On 15 November 2007, Cyclone Sidr struck the south-west coast of Bangladesh with winds up to 240 kilometers per hour. The category 4 storm was accompanied by tidal waves up to five meters high and surges up to 6 meters in some areas, breaching coastal and river embankments, flooding low-lying areas and causing extensive physical destruction. High winds and floods also caused damage to housing, roads, bridges, and other infrastructure. Electricity and communication were knocked out, and roads and waterways became impassable. Drinking water was contaminated by debris and many sources were inundated with saline water from tidal surges, and sanitation infrastructure was destroyed.
The cyclone was the second natural disaster to affect Bangladesh in twelve months. Monsoon floods had previously caused extensive agricultural production losses and destruction of physical assets, totaling near US$ 1.1 billion. The occurrence of these events in close succession is a reminder of the country's extreme vulnerability to frequent hydro-meteorological hazards, which stand to be further exacerbated because of climate change.
Damage and Losses
Damage and loss from Cyclone Sidr was concentrated on the southwest coast of Bangladesh. Four of Bangladesh's thirty districts were classified as "severely affected" and a further eight were classified as "moderately affected". Of the 2.3 million households affected to some degree by the effects of Cyclone Sidr, about one million were seriously affected.
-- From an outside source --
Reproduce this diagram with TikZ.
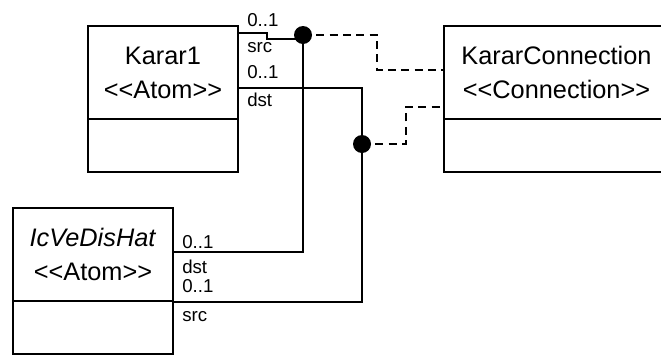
\documentclass[tikz,border=0pt]{standalone}
\usepackage{fontspec}
\setmainfont{Liberation Sans}
\usetikzlibrary{positioning}
\tikzset{
    every picture/.style={line join=miter},
    classhead/.style={draw=black,line width=1.5pt,minimum height=69.75pt,
      inner sep=0pt,outer sep=0pt,align=center,
      font=\fontsize{19}{25.5}\selectfont},
    classbody/.style={draw=black,line width=1.5pt,minimum height=39.75pt,
      inner sep=0pt,outer sep=0pt},
    assoc/.style={draw=black,line width=1.3pt},
    link/.style={assoc,dash pattern=on 6pt off 4pt},
    junction/.style={circle,fill=black,minimum size=13.5pt,inner sep=0pt},
    rolelabel/.style={font=\fontsize{14}{16}\selectfont,inner sep=0pt,anchor=west}
}
\begin{document}
\begin{tikzpicture}[x=0.75pt,y=-0.75pt]
  \useasboundingbox (0,0) rectangle (661,354);
  \clip (0,0) rectangle (661,354);
  % classes
  \node[classhead,minimum width=112.5pt,anchor=north west] (k1head) at (88,26)
    {Karar1\\<{}<Atom>{}>};
  \node[classbody,minimum width=112.5pt,anchor=north] (k1body) at (k1head.south) {};
  \node[classhead,minimum width=120pt,anchor=north west] (ichead) at (13,208)
    {\textit{IcVeDisHat}\\<{}<Atom>{}>};
  \node[classbody,minimum width=120pt,anchor=north] (icbody) at (ichead.south) {};
  \node[classhead,minimum width=168.75pt,anchor=north west] (kchead) at (444,26)
    {KararConnection\\<{}<Connection>{}>};
  \node[classbody,minimum width=168.75pt,anchor=north] (kcbody) at (kchead.south) {};
  % connector ends
  \coordinate (k1src) at (238,33);
  \coordinate (k1dst) at (238,88);
  \coordinate (icdst) at (173,252);
  \coordinate (icsrc) at (173,302);
  \coordinate (kcin1) at (444,70);
  \coordinate (kcin2) at (444,107);
  \coordinate (j1) at (303,35);
  \coordinate (j2) at (362,144);
  % connectors
  \draw[assoc] (k1src) -- ++(29,0) -- ++(0,6) -| (j1);
  \draw[assoc] (j1) |- (icdst);
  \draw[assoc] (k1dst) -| (j2) |- (icsrc);
  \draw[link] (j1) -- ++(74,0) |- (kcin1);
  \draw[link] (j2) -- ++(44,0) |- (kcin2);
  \node[junction] (dot1) at (j1) {};
  \node[junction] (dot2) at (j2) {};
  % role labels
  \node[rolelabel] (k1srcmult) at (247,20) {0..1};
  \node[rolelabel] (k1srcrole) at (247,48) {src};
  \node[rolelabel] (k1dstmult) at (247,72) {0..1};
  \node[rolelabel] (k1dstrole) at (247,100) {dst};
  \node[rolelabel] (icdstmult) at (182,242) {0..1};
  \node[rolelabel] (icdstrole) at (182,267) {dst};
  \node[rolelabel] (icsrcmult) at (182,286) {0..1};
  \node[rolelabel] (icsrcrole) at (182,317) {src};
\end{tikzpicture}
\end{document}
The number of deaths caused by Sidr is estimated at 3,406, with 1,001 still missing, and over 55,000 people sustaining physical injuries. Improved disaster prevention measures, including an improved forecasting and warning system, coastal afforestation projects, cyclone shelters, and embankments are credited with lower casualty rates than what would have been expected, given the severity of the storm. Most of the destruction and related social and economic losses resulted from the harsh storm conditions and the subsequent failure of an extensive embankment system.
In the wake of Cyclone Sidr, the Government of Bangladesh, together with international experts, undertook a comprehensive damage and loss, and needs assessments to ascertain the extent of the damage caused by the storm, and to define a comprehensive and feasible recovery plan. The Joint Damage, Loss, and Needs Assessment (JDNLA) estimated the total damage and losses caused by the cyclone to be Bangladesh Taka (BDT) 115.6 billion (US$ 1.7 billion).